WHAT IS BEING ASKED:
Each line of the material must be repeated precisely, with the pictures left out.

----

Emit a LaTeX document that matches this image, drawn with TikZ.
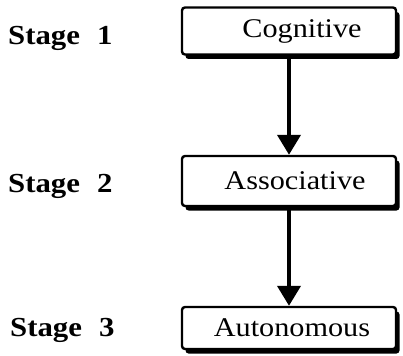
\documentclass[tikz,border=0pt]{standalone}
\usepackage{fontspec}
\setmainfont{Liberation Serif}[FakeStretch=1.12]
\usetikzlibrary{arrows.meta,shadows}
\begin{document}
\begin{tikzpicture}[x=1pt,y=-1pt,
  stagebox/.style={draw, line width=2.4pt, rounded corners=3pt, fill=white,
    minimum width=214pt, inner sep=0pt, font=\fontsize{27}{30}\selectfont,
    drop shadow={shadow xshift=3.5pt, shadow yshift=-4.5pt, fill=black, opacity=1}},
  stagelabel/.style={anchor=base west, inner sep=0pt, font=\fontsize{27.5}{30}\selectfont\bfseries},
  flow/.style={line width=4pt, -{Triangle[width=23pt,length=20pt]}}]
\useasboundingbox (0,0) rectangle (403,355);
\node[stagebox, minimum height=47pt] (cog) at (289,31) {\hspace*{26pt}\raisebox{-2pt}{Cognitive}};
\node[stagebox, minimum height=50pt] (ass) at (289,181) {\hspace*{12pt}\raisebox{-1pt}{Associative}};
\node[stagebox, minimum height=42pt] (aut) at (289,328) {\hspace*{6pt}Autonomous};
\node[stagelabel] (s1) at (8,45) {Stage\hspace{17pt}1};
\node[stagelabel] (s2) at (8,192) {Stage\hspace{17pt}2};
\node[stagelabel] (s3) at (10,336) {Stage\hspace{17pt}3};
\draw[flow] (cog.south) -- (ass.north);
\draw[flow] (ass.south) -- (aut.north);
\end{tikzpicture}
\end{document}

----

THE REPLY:
Emit a LaTeX document that matches this image, drawn with TikZ.
\documentclass[tikz,border=0pt]{standalone}
\usepackage{fontspec}
\setmainfont{Liberation Serif}[FakeStretch=1.12]
\usetikzlibrary{arrows.meta,shadows}
\begin{document}
\begin{tikzpicture}[x=1pt,y=-1pt,
  stagebox/.style={draw, line width=2.4pt, rounded corners=3pt, fill=white,
    minimum width=214pt, inner sep=0pt, font=\fontsize{27}{30}\selectfont,
    drop shadow={shadow xshift=3.5pt, shadow yshift=-4.5pt, fill=black, opacity=1}},
  stagelabel/.style={anchor=base west, inner sep=0pt, font=\fontsize{27.5}{30}\selectfont\bfseries},
  flow/.style={line width=4pt, -{Triangle[width=23pt,length=20pt]}}]
\useasboundingbox (0,0) rectangle (403,355);
\node[stagebox, minimum height=47pt] (cog) at (289,31) {\hspace*{26pt}\raisebox{-2pt}{Cognitive}};
\node[stagebox, minimum height=50pt] (ass) at (289,181) {\hspace*{12pt}\raisebox{-1pt}{Associative}};
\node[stagebox, minimum height=42pt] (aut) at (289,328) {\hspace*{6pt}Autonomous};
\node[stagelabel] (s1) at (8,45) {Stage\hspace{17pt}1};
\node[stagelabel] (s2) at (8,192) {Stage\hspace{17pt}2};
\node[stagelabel] (s3) at (10,336) {Stage\hspace{17pt}3};
\draw[flow] (cog.south) -- (ass.north);
\draw[flow] (ass.south) -- (aut.north);
\end{tikzpicture}
\end{document}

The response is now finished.